--- BEGIN ---

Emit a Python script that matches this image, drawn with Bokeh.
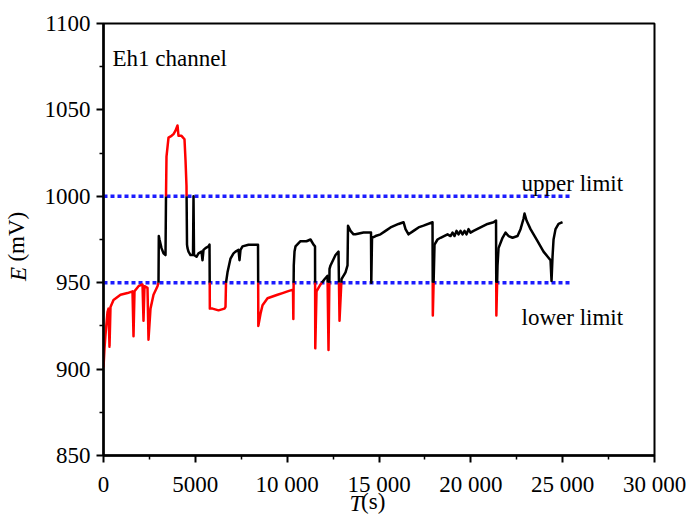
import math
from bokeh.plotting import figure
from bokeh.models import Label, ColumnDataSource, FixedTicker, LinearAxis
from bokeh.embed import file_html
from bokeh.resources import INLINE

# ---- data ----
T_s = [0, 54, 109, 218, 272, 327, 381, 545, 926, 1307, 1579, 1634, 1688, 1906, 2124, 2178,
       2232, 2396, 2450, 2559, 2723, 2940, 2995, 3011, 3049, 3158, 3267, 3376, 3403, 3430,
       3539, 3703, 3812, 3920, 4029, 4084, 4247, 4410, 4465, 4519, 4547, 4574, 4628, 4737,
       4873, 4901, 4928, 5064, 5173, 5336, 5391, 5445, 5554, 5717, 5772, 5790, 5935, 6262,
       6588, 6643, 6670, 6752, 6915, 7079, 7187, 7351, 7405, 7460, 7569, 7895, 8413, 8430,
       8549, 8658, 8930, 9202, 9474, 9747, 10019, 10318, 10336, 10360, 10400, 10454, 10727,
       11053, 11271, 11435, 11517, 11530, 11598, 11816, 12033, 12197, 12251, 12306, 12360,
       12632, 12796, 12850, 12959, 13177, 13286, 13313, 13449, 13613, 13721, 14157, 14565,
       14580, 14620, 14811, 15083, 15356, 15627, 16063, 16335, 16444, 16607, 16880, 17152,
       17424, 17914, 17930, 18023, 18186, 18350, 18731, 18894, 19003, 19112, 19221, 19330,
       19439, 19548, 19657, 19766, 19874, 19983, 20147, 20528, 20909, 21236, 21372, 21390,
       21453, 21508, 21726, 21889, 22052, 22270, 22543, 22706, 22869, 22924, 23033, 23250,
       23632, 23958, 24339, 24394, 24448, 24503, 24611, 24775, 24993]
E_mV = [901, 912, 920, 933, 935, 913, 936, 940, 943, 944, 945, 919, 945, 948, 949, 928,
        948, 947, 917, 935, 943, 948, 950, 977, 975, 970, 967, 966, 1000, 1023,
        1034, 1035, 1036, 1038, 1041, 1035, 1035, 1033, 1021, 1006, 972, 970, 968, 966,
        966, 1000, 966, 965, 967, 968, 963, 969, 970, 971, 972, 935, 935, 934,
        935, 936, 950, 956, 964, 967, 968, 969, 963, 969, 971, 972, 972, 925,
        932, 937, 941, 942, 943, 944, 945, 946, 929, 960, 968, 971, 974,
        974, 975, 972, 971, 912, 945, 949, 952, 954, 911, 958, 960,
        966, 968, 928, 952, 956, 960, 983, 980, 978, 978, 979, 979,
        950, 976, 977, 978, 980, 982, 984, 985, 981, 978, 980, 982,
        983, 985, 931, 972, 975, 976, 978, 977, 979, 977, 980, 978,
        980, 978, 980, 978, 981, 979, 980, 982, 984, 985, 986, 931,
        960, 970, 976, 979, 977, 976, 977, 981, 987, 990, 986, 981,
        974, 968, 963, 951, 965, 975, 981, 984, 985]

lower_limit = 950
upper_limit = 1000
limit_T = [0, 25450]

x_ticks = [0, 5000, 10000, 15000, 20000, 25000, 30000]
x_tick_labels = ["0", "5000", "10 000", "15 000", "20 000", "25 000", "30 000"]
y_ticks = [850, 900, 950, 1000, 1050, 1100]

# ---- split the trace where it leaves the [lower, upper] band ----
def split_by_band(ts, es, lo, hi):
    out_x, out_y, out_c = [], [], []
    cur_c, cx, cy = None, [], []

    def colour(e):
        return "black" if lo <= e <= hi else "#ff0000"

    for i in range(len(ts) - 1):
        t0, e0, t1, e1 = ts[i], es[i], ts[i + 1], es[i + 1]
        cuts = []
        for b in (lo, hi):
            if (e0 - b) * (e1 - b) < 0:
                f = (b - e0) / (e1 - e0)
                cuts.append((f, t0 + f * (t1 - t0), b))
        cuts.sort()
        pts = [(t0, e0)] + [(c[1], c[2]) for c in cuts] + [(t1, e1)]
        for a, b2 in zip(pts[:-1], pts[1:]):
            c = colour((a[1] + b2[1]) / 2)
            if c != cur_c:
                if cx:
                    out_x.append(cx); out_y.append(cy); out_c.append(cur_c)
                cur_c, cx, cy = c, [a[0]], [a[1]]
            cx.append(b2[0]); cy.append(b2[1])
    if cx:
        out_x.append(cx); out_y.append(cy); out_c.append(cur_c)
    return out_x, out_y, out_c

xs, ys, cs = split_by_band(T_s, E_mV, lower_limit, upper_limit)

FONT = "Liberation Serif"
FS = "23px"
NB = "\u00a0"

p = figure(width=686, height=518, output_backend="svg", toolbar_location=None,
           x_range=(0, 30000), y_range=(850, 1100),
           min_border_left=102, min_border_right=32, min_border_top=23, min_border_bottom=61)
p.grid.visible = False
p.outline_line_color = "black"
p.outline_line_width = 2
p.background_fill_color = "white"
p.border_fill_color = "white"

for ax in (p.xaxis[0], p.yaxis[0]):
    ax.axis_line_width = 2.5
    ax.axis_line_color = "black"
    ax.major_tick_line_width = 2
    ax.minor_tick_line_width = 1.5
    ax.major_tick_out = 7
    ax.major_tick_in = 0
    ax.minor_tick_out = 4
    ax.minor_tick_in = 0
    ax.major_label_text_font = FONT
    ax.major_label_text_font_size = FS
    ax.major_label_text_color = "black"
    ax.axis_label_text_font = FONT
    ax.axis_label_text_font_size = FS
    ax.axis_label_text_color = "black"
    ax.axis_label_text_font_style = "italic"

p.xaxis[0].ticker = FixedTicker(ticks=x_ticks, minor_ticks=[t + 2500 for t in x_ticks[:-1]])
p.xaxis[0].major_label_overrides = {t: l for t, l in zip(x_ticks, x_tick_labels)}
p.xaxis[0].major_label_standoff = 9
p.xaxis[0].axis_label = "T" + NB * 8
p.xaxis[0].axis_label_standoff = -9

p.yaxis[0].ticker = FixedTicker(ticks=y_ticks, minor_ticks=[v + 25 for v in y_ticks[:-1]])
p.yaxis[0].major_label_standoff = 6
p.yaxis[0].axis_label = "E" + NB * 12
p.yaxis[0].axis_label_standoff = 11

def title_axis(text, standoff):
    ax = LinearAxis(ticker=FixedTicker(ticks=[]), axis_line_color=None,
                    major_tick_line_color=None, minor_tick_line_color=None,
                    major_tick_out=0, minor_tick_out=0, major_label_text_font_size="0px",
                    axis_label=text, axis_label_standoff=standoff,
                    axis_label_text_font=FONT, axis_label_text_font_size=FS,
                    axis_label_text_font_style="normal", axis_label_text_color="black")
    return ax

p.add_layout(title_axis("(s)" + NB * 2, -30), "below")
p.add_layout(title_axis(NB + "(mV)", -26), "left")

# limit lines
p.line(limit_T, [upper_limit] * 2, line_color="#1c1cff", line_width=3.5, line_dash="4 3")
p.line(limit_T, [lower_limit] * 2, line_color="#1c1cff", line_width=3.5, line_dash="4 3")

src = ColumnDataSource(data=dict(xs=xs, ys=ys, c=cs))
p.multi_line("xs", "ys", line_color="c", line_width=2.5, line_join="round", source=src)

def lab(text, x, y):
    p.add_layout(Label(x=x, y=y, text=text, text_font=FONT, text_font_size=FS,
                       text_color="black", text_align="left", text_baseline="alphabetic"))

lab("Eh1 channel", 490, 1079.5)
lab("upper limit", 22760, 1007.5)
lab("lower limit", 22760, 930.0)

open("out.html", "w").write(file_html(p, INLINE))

--- END ---

STATED GOAL >>
Every line is to be duplicated exactly, though pictures stay out.

EXERCISE ANSWER >>
Emit a Python script that matches this image, drawn with Bokeh.
import math
from bokeh.plotting import figure
from bokeh.models import Label, ColumnDataSource, FixedTicker, LinearAxis
from bokeh.embed import file_html
from bokeh.resources import INLINE

# ---- data ----
T_s = [0, 54, 109, 218, 272, 327, 381, 545, 926, 1307, 1579, 1634, 1688, 1906, 2124, 2178,
       2232, 2396, 2450, 2559, 2723, 2940, 2995, 3011, 3049, 3158, 3267, 3376, 3403, 3430,
       3539, 3703, 3812, 3920, 4029, 4084, 4247, 4410, 4465, 4519, 4547, 4574, 4628, 4737,
       4873, 4901, 4928, 5064, 5173, 5336, 5391, 5445, 5554, 5717, 5772, 5790, 5935, 6262,
       6588, 6643, 6670, 6752, 6915, 7079, 7187, 7351, 7405, 7460, 7569, 7895, 8413, 8430,
       8549, 8658, 8930, 9202, 9474, 9747, 10019, 10318, 10336, 10360, 10400, 10454, 10727,
       11053, 11271, 11435, 11517, 11530, 11598, 11816, 12033, 12197, 12251, 12306, 12360,
       12632, 12796, 12850, 12959, 13177, 13286, 13313, 13449, 13613, 13721, 14157, 14565,
       14580, 14620, 14811, 15083, 15356, 15627, 16063, 16335, 16444, 16607, 16880, 17152,
       17424, 17914, 17930, 18023, 18186, 18350, 18731, 18894, 19003, 19112, 19221, 19330,
       19439, 19548, 19657, 19766, 19874, 19983, 20147, 20528, 20909, 21236, 21372, 21390,
       21453, 21508, 21726, 21889, 22052, 22270, 22543, 22706, 22869, 22924, 23033, 23250,
       23632, 23958, 24339, 24394, 24448, 24503, 24611, 24775, 24993]
E_mV = [901, 912, 920, 933, 935, 913, 936, 940, 943, 944, 945, 919, 945, 948, 949, 928,
        948, 947, 917, 935, 943, 948, 950, 977, 975, 970, 967, 966, 1000, 1023,
        1034, 1035, 1036, 1038, 1041, 1035, 1035, 1033, 1021, 1006, 972, 970, 968, 966,
        966, 1000, 966, 965, 967, 968, 963, 969, 970, 971, 972, 935, 935, 934,
        935, 936, 950, 956, 964, 967, 968, 969, 963, 969, 971, 972, 972, 925,
        932, 937, 941, 942, 943, 944, 945, 946, 929, 960, 968, 971, 974,
        974, 975, 972, 971, 912, 945, 949, 952, 954, 911, 958, 960,
        966, 968, 928, 952, 956, 960, 983, 980, 978, 978, 979, 979,
        950, 976, 977, 978, 980, 982, 984, 985, 981, 978, 980, 982,
        983, 985, 931, 972, 975, 976, 978, 977, 979, 977, 980, 978,
        980, 978, 980, 978, 981, 979, 980, 982, 984, 985, 986, 931,
        960, 970, 976, 979, 977, 976, 977, 981, 987, 990, 986, 981,
        974, 968, 963, 951, 965, 975, 981, 984, 985]

lower_limit = 950
upper_limit = 1000
limit_T = [0, 25450]

x_ticks = [0, 5000, 10000, 15000, 20000, 25000, 30000]
x_tick_labels = ["0", "5000", "10 000", "15 000", "20 000", "25 000", "30 000"]
y_ticks = [850, 900, 950, 1000, 1050, 1100]

# ---- split the trace where it leaves the [lower, upper] band ----
def split_by_band(ts, es, lo, hi):
    out_x, out_y, out_c = [], [], []
    cur_c, cx, cy = None, [], []

    def colour(e):
        return "black" if lo <= e <= hi else "#ff0000"

    for i in range(len(ts) - 1):
        t0, e0, t1, e1 = ts[i], es[i], ts[i + 1], es[i + 1]
        cuts = []
        for b in (lo, hi):
            if (e0 - b) * (e1 - b) < 0:
                f = (b - e0) / (e1 - e0)
                cuts.append((f, t0 + f * (t1 - t0), b))
        cuts.sort()
        pts = [(t0, e0)] + [(c[1], c[2]) for c in cuts] + [(t1, e1)]
        for a, b2 in zip(pts[:-1], pts[1:]):
            c = colour((a[1] + b2[1]) / 2)
            if c != cur_c:
                if cx:
                    out_x.append(cx); out_y.append(cy); out_c.append(cur_c)
                cur_c, cx, cy = c, [a[0]], [a[1]]
            cx.append(b2[0]); cy.append(b2[1])
    if cx:
        out_x.append(cx); out_y.append(cy); out_c.append(cur_c)
    return out_x, out_y, out_c

xs, ys, cs = split_by_band(T_s, E_mV, lower_limit, upper_limit)

FONT = "Liberation Serif"
FS = "23px"
NB = "\u00a0"

p = figure(width=686, height=518, output_backend="svg", toolbar_location=None,
           x_range=(0, 30000), y_range=(850, 1100),
           min_border_left=102, min_border_right=32, min_border_top=23, min_border_bottom=61)
p.grid.visible = False
p.outline_line_color = "black"
p.outline_line_width = 2
p.background_fill_color = "white"
p.border_fill_color = "white"

for ax in (p.xaxis[0], p.yaxis[0]):
    ax.axis_line_width = 2.5
    ax.axis_line_color = "black"
    ax.major_tick_line_width = 2
    ax.minor_tick_line_width = 1.5
    ax.major_tick_out = 7
    ax.major_tick_in = 0
    ax.minor_tick_out = 4
    ax.minor_tick_in = 0
    ax.major_label_text_font = FONT
    ax.major_label_text_font_size = FS
    ax.major_label_text_color = "black"
    ax.axis_label_text_font = FONT
    ax.axis_label_text_font_size = FS
    ax.axis_label_text_color = "black"
    ax.axis_label_text_font_style = "italic"

p.xaxis[0].ticker = FixedTicker(ticks=x_ticks, minor_ticks=[t + 2500 for t in x_ticks[:-1]])
p.xaxis[0].major_label_overrides = {t: l for t, l in zip(x_ticks, x_tick_labels)}
p.xaxis[0].major_label_standoff = 9
p.xaxis[0].axis_label = "T" + NB * 8
p.xaxis[0].axis_label_standoff = -9

p.yaxis[0].ticker = FixedTicker(ticks=y_ticks, minor_ticks=[v + 25 for v in y_ticks[:-1]])
p.yaxis[0].major_label_standoff = 6
p.yaxis[0].axis_label = "E" + NB * 12
p.yaxis[0].axis_label_standoff = 11

def title_axis(text, standoff):
    ax = LinearAxis(ticker=FixedTicker(ticks=[]), axis_line_color=None,
                    major_tick_line_color=None, minor_tick_line_color=None,
                    major_tick_out=0, minor_tick_out=0, major_label_text_font_size="0px",
                    axis_label=text, axis_label_standoff=standoff,
                    axis_label_text_font=FONT, axis_label_text_font_size=FS,
                    axis_label_text_font_style="normal", axis_label_text_color="black")
    return ax

p.add_layout(title_axis("(s)" + NB * 2, -30), "below")
p.add_layout(title_axis(NB + "(mV)", -26), "left")

# limit lines
p.line(limit_T, [upper_limit] * 2, line_color="#1c1cff", line_width=3.5, line_dash="4 3")
p.line(limit_T, [lower_limit] * 2, line_color="#1c1cff", line_width=3.5, line_dash="4 3")

src = ColumnDataSource(data=dict(xs=xs, ys=ys, c=cs))
p.multi_line("xs", "ys", line_color="c", line_width=2.5, line_join="round", source=src)

def lab(text, x, y):
    p.add_layout(Label(x=x, y=y, text=text, text_font=FONT, text_font_size=FS,
                       text_color="black", text_align="left", text_baseline="alphabetic"))

lab("Eh1 channel", 490, 1079.5)
lab("upper limit", 22760, 1007.5)
lab("lower limit", 22760, 930.0)

open("out.html", "w").write(file_html(p, INLINE))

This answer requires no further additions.